For the Salad:
- 12 Baby Beetroots, scrubbed clean
- Salt and Freshly Ground Black Pepper
- 2 tbsp Granulated Sugar
- 2 tbsp Unsalted Butter
- 5 ounces Baby Arugula
- 10 ounces Mesclun Mix
- 4 Plum Tomatoes, washed and cut into wedges
- 8 Hardboiled Eggs, peeled and cut into wedges
- 12 strips of bacon, cut into 1/2" pieces
Vinaigrette:
- 1/2 cup EVOO
- 8 shallots, peeled and halved
- 2 tbsp Brown Sugar
- 1/4 cup Cabernet Wine
- 1/3 Cup Chicken Stock
- 1 tsp Dijon Mustard
- 1/4 cup Red Wine Vinegar
- Salt and Freshly Ground White Pepper
Garnish:
- Baby Beetroot Leaves
Directions:
- Place beetroots in a large pot filled with hot water that is seasoned with salt, bring to a boil and cook for 20 minutes or until beetroots are cooked through. Drain and refresh under cold water.
- Peel beetroots with back of a knife and cut into quarters.
- Season with salt and pepper, cut into quarters and sprinkle with sugar, then saute in butter for 5-7 minutes until carmelized.
- Using a small saucepan on medium heat level, warm 1 tablespoon olive oil and sauté shallots with brown sugar for 5 minutes.

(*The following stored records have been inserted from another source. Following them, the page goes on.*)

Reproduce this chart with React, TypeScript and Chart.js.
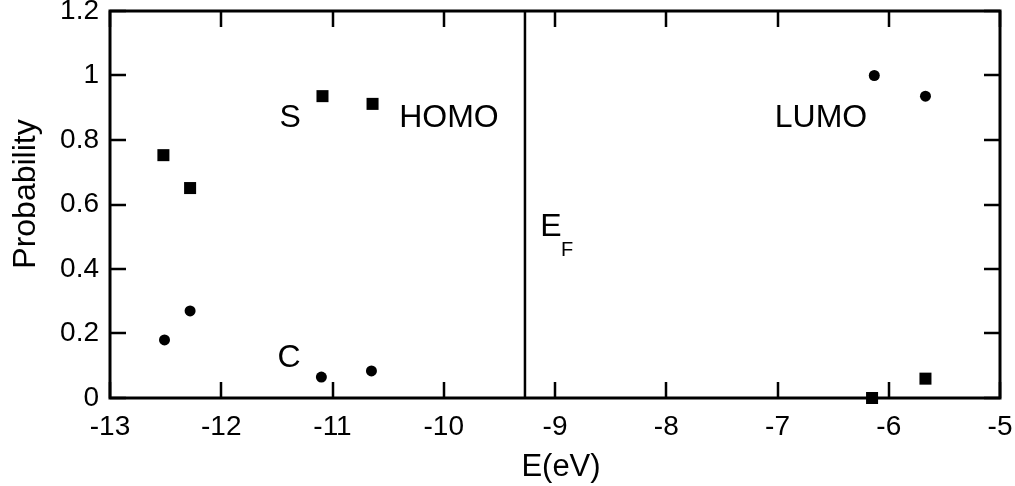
import React, { useEffect, useRef } from "react";
import { Chart, registerables } from "chart.js";

Chart.register(...registerables);

// Data (energies in eV, probabilities)
const sEnergies = [-12.52, -12.28, -11.09, -10.64, -6.15, -5.67];
const sProb = [0.753, 0.651, 0.936, 0.912, 0.0, 0.06];
const cEnergies = [-12.51, -12.28, -11.1, -10.65, -6.13, -5.67];
const cProb = [0.18, 0.27, 0.065, 0.084, 1.0, 0.936];
const fermiLevel = -9.27;

const xTicks = [-13, -12, -11, -10, -9, -8, -7, -6, -5];
const yTicks = [0, 0.2, 0.4, 0.6, 0.8, 1, 1.2];
const yTickLabels = ["0", "0.2", "0.4", "0.6", "0.8", "1", "1.2"];

const labelTexts = ["S", "C", "HOMO", "LUMO"];
const labelX = [-11.38, -11.39, -9.953, -6.609];
const labelY = [0.871, 0.127, 0.871, 0.871];

const FONT = "'Liberation Sans', Arial, Helvetica, sans-serif";

const framePlugin = {
  id: "frame",
  afterDatasetsDraw(chart: any) {
    const { ctx, chartArea, scales } = chart;
    const xs = scales.x;
    const ys = scales.y;
    const { left, right, top, bottom } = chartArea;
    ctx.save();
    ctx.strokeStyle = "#000";
    ctx.lineWidth = 3;
    ctx.lineCap = "butt";
    // frame
    ctx.strokeRect(left, top, right - left, bottom - top);
    const tl = 16;
    ctx.lineWidth = 2.5;
    ctx.beginPath();
    xTicks.forEach((v) => {
      const px = Math.round(xs.getPixelForValue(v));
      ctx.moveTo(px, bottom);
      ctx.lineTo(px, bottom - tl);
      ctx.moveTo(px, top);
      ctx.lineTo(px, top + tl);
    });
    yTicks.forEach((v) => {
      const py = Math.round(ys.getPixelForValue(v));
      ctx.moveTo(left, py);
      ctx.lineTo(left + tl, py);
      ctx.moveTo(right, py);
      ctx.lineTo(right - tl, py);
    });
    ctx.stroke();
    // Fermi level line
    const fx = xs.getPixelForValue(fermiLevel);
    ctx.lineWidth = 2.5;
    ctx.beginPath();
    ctx.moveTo(fx, top);
    ctx.lineTo(fx, bottom);
    ctx.stroke();

    // annotations
    ctx.fillStyle = "#000";
    ctx.textAlign = "center";
    ctx.textBaseline = "middle";
    ctx.font = `32px ${FONT}`;
    labelTexts.forEach((t, i) => {
      ctx.fillText(t, xs.getPixelForValue(labelX[i]), ys.getPixelForValue(labelY[i]) + 1);
    });
    // E_F
    ctx.font = `32px ${FONT}`;
    ctx.fillText("E", xs.getPixelForValue(-9.036), ys.getPixelForValue(0.533) + 1);
    ctx.font = `20px ${FONT}`;
    ctx.fillText("F", xs.getPixelForValue(-8.892), ys.getPixelForValue(0.459) + 1);

    // axis titles
    ctx.font = `31px ${FONT}`;
    ctx.fillText("E(eV)", 561, 467);
    ctx.save();
    ctx.translate(26, 194);
    ctx.rotate(-Math.PI / 2);
    ctx.font = `32px ${FONT}`;
    ctx.fillText("Probability", 0, 0);
    ctx.restore();
    ctx.restore();
  },
};

export default function App() {
  const ref = useRef<HTMLCanvasElement | null>(null);
  useEffect(() => {
    document.body.style.margin = "0";
    const canvas = ref.current;
    if (!canvas) return;
    const chart = new Chart(canvas, {
      type: "scatter",
      data: {
        datasets: [
          {
            label: "S",
            data: sEnergies.map((x, i) => ({ x, y: sProb[i] })),
            pointStyle: "rect",
            pointRadius: 8.5,
            backgroundColor: "#000",
            borderWidth: 0,
            clip: false,
          },
          {
            label: "C",
            data: cEnergies.map((x, i) => ({ x, y: cProb[i] })),
            pointStyle: "circle",
            pointRadius: 5.5,
            backgroundColor: "#000",
            borderWidth: 0,
            clip: false,
          },
        ],
      },
      options: {
        responsive: false,
        animation: false,
        layout: { padding: { top: 11, right: 15, left: 0, bottom: 0 } },
        plugins: { legend: { display: false }, tooltip: { enabled: false } },
        scales: {
          x: {
            type: "linear",
            min: -13,
            max: -5,
            grid: { display: false, drawTicks: false },
            border: { display: false },
            afterBuildTicks: (s: any) => {
              s.ticks = xTicks.map((v) => ({ value: v }));
            },
            afterFit: (s: any) => {
              s.height = 88;
              s.paddingLeft = 0;
              s.paddingRight = 0;
            },
            ticks: {
              color: "#000",
              padding: 12,
              maxRotation: 0,
              autoSkip: false,
              font: { family: FONT, size: 28 },
              callback: (v: any) => String(v),
            },
          },
          y: {
            type: "linear",
            min: 0,
            max: 1.2,
            grid: { display: false, drawTicks: false },
            border: { display: false },
            afterBuildTicks: (s: any) => {
              s.ticks = yTicks.map((v) => ({ value: v }));
            },
            afterFit: (s: any) => {
              s.width = 110;
              s.paddingTop = 0;
              s.paddingBottom = 0;
            },
            ticks: {
              color: "#000",
              padding: 11,
              autoSkip: false,
              font: { family: FONT, size: 28 },
              callback: (_v: any, i: number) => yTickLabels[i],
            },
          },
        },
      },
      plugins: [framePlugin],
    } as any);
    return () => chart.destroy();
  }, []);
  return <canvas ref={ref} width={1015} height={486} style={{ display: "block" }} />;
}
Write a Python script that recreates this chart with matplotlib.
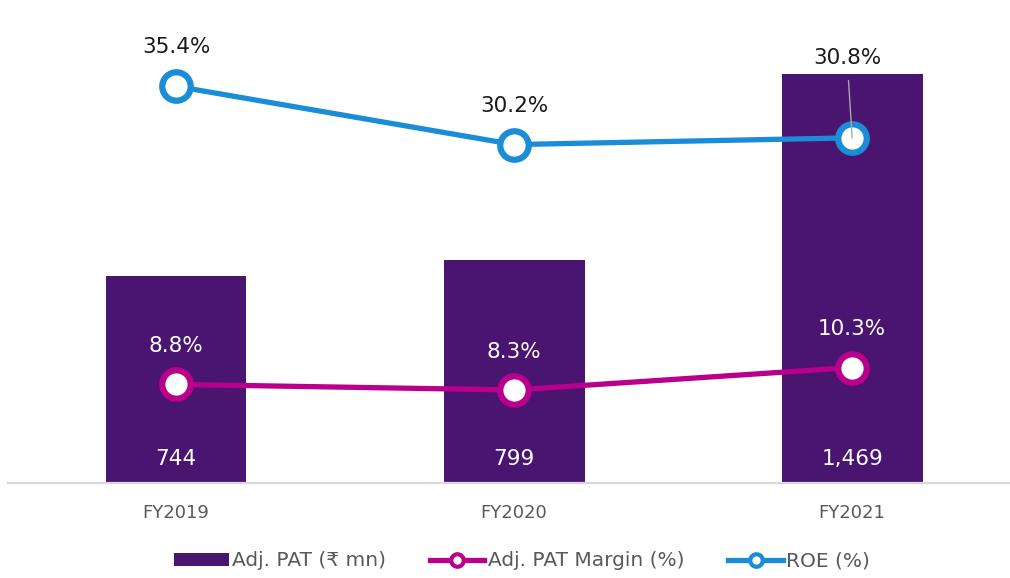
import matplotlib
matplotlib.use("Agg")
import matplotlib.pyplot as plt
from matplotlib.lines import Line2D
from matplotlib.patches import Patch

plt.rcParams['font.family'] = ['DejaVu Sans', 'Noto Sans']

years = ["FY2019", "FY2020", "FY2021"]
adj_pat = [744, 799, 1469]
pat_margin = [8.8, 8.3, 10.3]
roe = [35.4, 30.2, 30.8]

bar_color = "#4A1571"
margin_color = "#B8008C"
roe_color = "#1A8CD8"
grey_text = "#595959"

fig = plt.figure(figsize=(10.1, 5.78), dpi=100)
ax = fig.add_axes([8 / 1010, 95 / 578, 1002 / 1010, 483 / 578])
ax2 = ax.twinx()

x = list(range(len(years)))
ax.bar(x, adj_pat, width=0.417, color=bar_color, zorder=2)
ax.set_xlim(-0.497, 2.467)
ax.set_ylim(0, 1734)
ax2.set_ylim(0, 43.1)

for a in (ax, ax2):
    for s in a.spines.values():
        s.set_visible(False)
    a.set_yticks([])
ax.spines['bottom'].set_visible(True)
ax.spines['bottom'].set_color("#D9D9D9")
ax.spines['bottom'].set_linewidth(1.6)
ax.set_xticks(x)
ax.set_xticklabels(years, fontsize=13, color=grey_text)
ax.tick_params(axis='x', length=0, pad=15)

line_kw = dict(linewidth=3.8, marker='o', markersize=20.5, markerfacecolor='white',
               markeredgewidth=4.5, solid_capstyle='round', zorder=5)
ax2.plot(x, pat_margin, color=margin_color, markeredgecolor=margin_color, **line_kw)
ax2.plot(x, roe, color=roe_color, markeredgecolor=roe_color, **line_kw)

# bar values near the base of each bar
for xi, v in zip(x, adj_pat):
    ax.annotate(f"{v:,}", (xi, 0), xytext=(0, 17.5), textcoords='offset points',
                ha='center', va='center', fontsize=15.5, color='white', zorder=6)

# margin labels (white, inside bars)
for xi, v in zip(x, pat_margin):
    ax2.annotate(f"{v:.1f}%", (xi, v), xytext=(0, 27.5), textcoords='offset points',
                 ha='center', va='center', fontsize=15.5, color='white', zorder=6)

# ROE labels
for xi, v in zip(x, roe):
    if xi == 2:
        ax2.annotate(f"{v:.1f}%", (xi, v), xytext=(-3.6, 57.5), textcoords='offset points',
                     ha='center', va='center', fontsize=15.5, color='#1A1A1A', zorder=6,
                     arrowprops=dict(arrowstyle='-', color='#A6A6A6', lw=1.0,
                                     shrinkA=7, shrinkB=0))
    else:
        ax2.annotate(f"{v:.1f}%", (xi, v), xytext=(0, 28), textcoords='offset points',
                     ha='center', va='center', fontsize=15.5, color='#1A1A1A', zorder=6)

handles = [
    Patch(facecolor=bar_color, edgecolor='none'),
    Line2D([0], [0], color=margin_color, lw=3.8, marker='o', markersize=9,
           markerfacecolor='white', markeredgecolor=margin_color, markeredgewidth=3),
    Line2D([0], [0], color=roe_color, lw=3.8, marker='o', markersize=9,
           markerfacecolor='white', markeredgecolor=roe_color, markeredgewidth=3),
]
labels = ["Adj. PAT (\u20b9 mn)", "Adj. PAT Margin (%)", "ROE (%)"]
leg = fig.legend(handles, labels, loc='center', bbox_to_anchor=(522 / 1010, 1 - 561 / 578),
                 ncol=3, frameon=False, fontsize=14.5, handlelength=2.7, handleheight=0.6,
                 handletextpad=0.15, columnspacing=2.2)
for t in leg.get_texts():
    t.set_color(grey_text)

fig.savefig("out.png", dpi=100)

- Deglaze with wine and reduce by half. Add chicken stock, bring to a boil, cover with aluminum foil and simmer for 15 minutes or until shallots are falling apart.
- Strain liquid through a sieve and process shallots into a fine puree into a stainless steel or glass bowl and allow to cool.
- Stir mustard into cooled shallot reduction, add vinegar and whisk in remaining olive oil. Adjust seasoning with salt and pepper.
- Assemble lettuces on chilled plates. Garnish with tomatoes, eggs, bacon and baby caramelized beetroots. Drizzle with shallot vinaigrette and decorate with baby beetroot leaves.